Extrait de l’article de Batirama nous présentant l’inauguration de l’usine.

Encore une fois, une partie des propos tirés d’un discours de Monsieur Pierre-André de Chalandar : “… l’industrie et l’écologie sont liées : il n’y a pas d’avenir écologique sans l’industrie, et il n’y a pas d’avenir industriel sans l’écologie.

Voilà des mots qui nous plaisent ; reste à voir si nos vues se rejoignent.

En effet, l’écologie (positive) ne peut et ne doit pas être l’apanage des écologistes purs et durs, dont certains vont jusqu’à dire que ce sont des extrémistes, alors que non, ce sont simplement des gens de conviction qui n’acceptent pas les compromis… Et il y a fort à craindre que l’avenir leur donne raison, mais ceci est une autre histoire.

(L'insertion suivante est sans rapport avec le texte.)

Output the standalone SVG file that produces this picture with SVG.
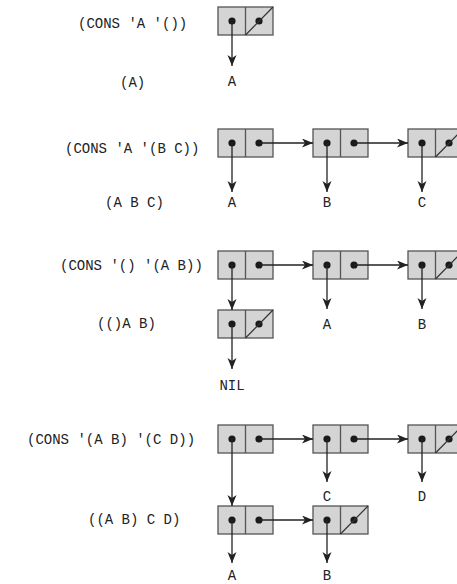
<svg xmlns="http://www.w3.org/2000/svg" width="457" height="584" viewBox="0 0 457 584">
<defs>
<marker id="ah" markerUnits="userSpaceOnUse" markerWidth="12" markerHeight="10" refX="11" refY="4.5" orient="auto">
<path d="M0,0 L11,4.5 L0,9 L3,4.5 z" fill="#222"/>
</marker>
<g id="cell">
<rect x="0" y="0" width="55" height="28" fill="#d4d4d4" stroke="#555" stroke-width="1.3"/>
<line x1="27.5" y1="0" x2="27.5" y2="28" stroke="#555" stroke-width="1.3"/>
<circle cx="14" cy="14" r="3.6" fill="#1a1a1a"/>
<circle cx="41" cy="14" r="3.6" fill="#1a1a1a"/>
</g>
<g id="nilcell">
<use href="#cell"/>
<line x1="27.5" y1="28" x2="55" y2="0" stroke="#333" stroke-width="1.2"/>
</g>
</defs>
<style>
text{font-family:"Liberation Mono","Courier New",monospace;font-size:14px;fill:#222}
.c{stroke:#222;stroke-width:1.3;fill:none;marker-end:url(#ah)}
</style>
<rect width="457" height="584" fill="#fff"/>

<g id="texts">
<text x="78" y="28">(CONS 'A '())</text>
<text x="120" y="87">(A)</text>
<text x="65" y="153">(CONS 'A '(B C))</text>
<text x="105" y="207">(A B C)</text>
<text x="60" y="270">(CONS '() '(A B))</text>
<text x="97" y="328">(()A B)</text>
<text x="27" y="444">(CONS '(A B) '(C D))</text>
<text x="88" y="524">((A B) C D)</text>
</g>

<g id="n1a"><use href="#nilcell" x="218" y="7"/></g>
<g id="n2a"><use href="#cell" x="218" y="129"/></g>
<g id="n2b"><use href="#cell" x="313" y="129"/></g>
<g id="n2c"><use href="#nilcell" x="408" y="129"/></g>
<g id="n3a"><use href="#cell" x="218" y="251"/></g>
<g id="n3b"><use href="#cell" x="313" y="251"/></g>
<g id="n3c"><use href="#nilcell" x="408" y="251"/></g>
<g id="n3d"><use href="#nilcell" x="218" y="310"/></g>
<g id="n4a"><use href="#cell" x="218" y="425"/></g>
<g id="n4b"><use href="#cell" x="313" y="425"/></g>
<g id="n4c"><use href="#nilcell" x="408" y="425"/></g>
<g id="n4d"><use href="#cell" x="218" y="506"/></g>
<g id="n4e"><use href="#nilcell" x="313" y="506"/></g>

<g id="atoms">
<text x="232" y="86" text-anchor="middle">A</text>
<text x="232" y="207" text-anchor="middle">A</text>
<text x="327" y="207" text-anchor="middle">B</text>
<text x="422" y="207" text-anchor="middle">C</text>
<text x="327" y="329" text-anchor="middle">A</text>
<text x="422" y="329" text-anchor="middle">B</text>
<text x="232" y="390" text-anchor="middle">NIL</text>
<text x="327" y="501" text-anchor="middle">C</text>
<text x="422" y="501" text-anchor="middle">D</text>
<text x="232" y="580" text-anchor="middle">A</text>
<text x="327" y="580" text-anchor="middle">B</text>
</g>

<g id="connectors">
<line class="c" x1="232" y1="21" x2="232" y2="66"/>
<line class="c" x1="232" y1="143" x2="232" y2="192"/>
<line class="c" x1="259" y1="143" x2="313" y2="143"/>
<line class="c" x1="327" y1="143" x2="327" y2="192"/>
<line class="c" x1="354" y1="143" x2="408" y2="143"/>
<line class="c" x1="422" y1="143" x2="422" y2="192"/>
<line class="c" x1="232" y1="265" x2="232" y2="310"/>
<line class="c" x1="259" y1="265" x2="313" y2="265"/>
<line class="c" x1="327" y1="265" x2="327" y2="309"/>
<line class="c" x1="354" y1="265" x2="408" y2="265"/>
<line class="c" x1="422" y1="265" x2="422" y2="309"/>
<line class="c" x1="232" y1="324" x2="232" y2="369"/>
<line class="c" x1="232" y1="439" x2="232" y2="506"/>
<line class="c" x1="259" y1="439" x2="313" y2="439"/>
<line class="c" x1="327" y1="439" x2="327" y2="482"/>
<line class="c" x1="354" y1="439" x2="408" y2="439"/>
<line class="c" x1="422" y1="439" x2="422" y2="482"/>
<line class="c" x1="259" y1="520" x2="313" y2="520"/>
<line class="c" x1="232" y1="520" x2="232" y2="563"/>
<line class="c" x1="327" y1="520" x2="327" y2="563"/>
</g>
</svg>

Il y a effectivement tout à gagner à ce que les industriels se dirigent et orientent leurs entreprises vers des productions respectueuses de l’environnement… et c’est là que le bât commence à blesser !

Selon l’auteur de l’article qui nous sert de support, M. de Chalandar aurait expliqué, en substance, que : “On ne luttera pas contre le réchauffement climatique sans l’industrie. L’industrie n’est pas le problème ; c’est la solution”.

Qu’elle puisse aider, certainement et, nous le redisons, nous l’appelons de nos vœux depuis déjà pas mal de temps.

Les auteurs rapportent ceci : “La présentation de l’usine de Chemillé le conduit même à une affirmation audacieuse et provocatrice : « Cette usine fonctionne à l’électricité, qui en France est très largement verte ; le programme nucléaire français est un moyen important de lutter contre le changement climatique.» ”

Voilà le genre de raccourci qui interpelle, y compris semble-t-il le rédacteur de l’article. Que l’électricité d’origine nucléaire soit peu carbonée, cela ne fait aucun doute, de là à la qualifier de verte… Il est clair qu’avec de telles positions, nombres de personnes vont se poser quelques questions. Cependant c’est sa conviction et il a le droit de l’exprimer. 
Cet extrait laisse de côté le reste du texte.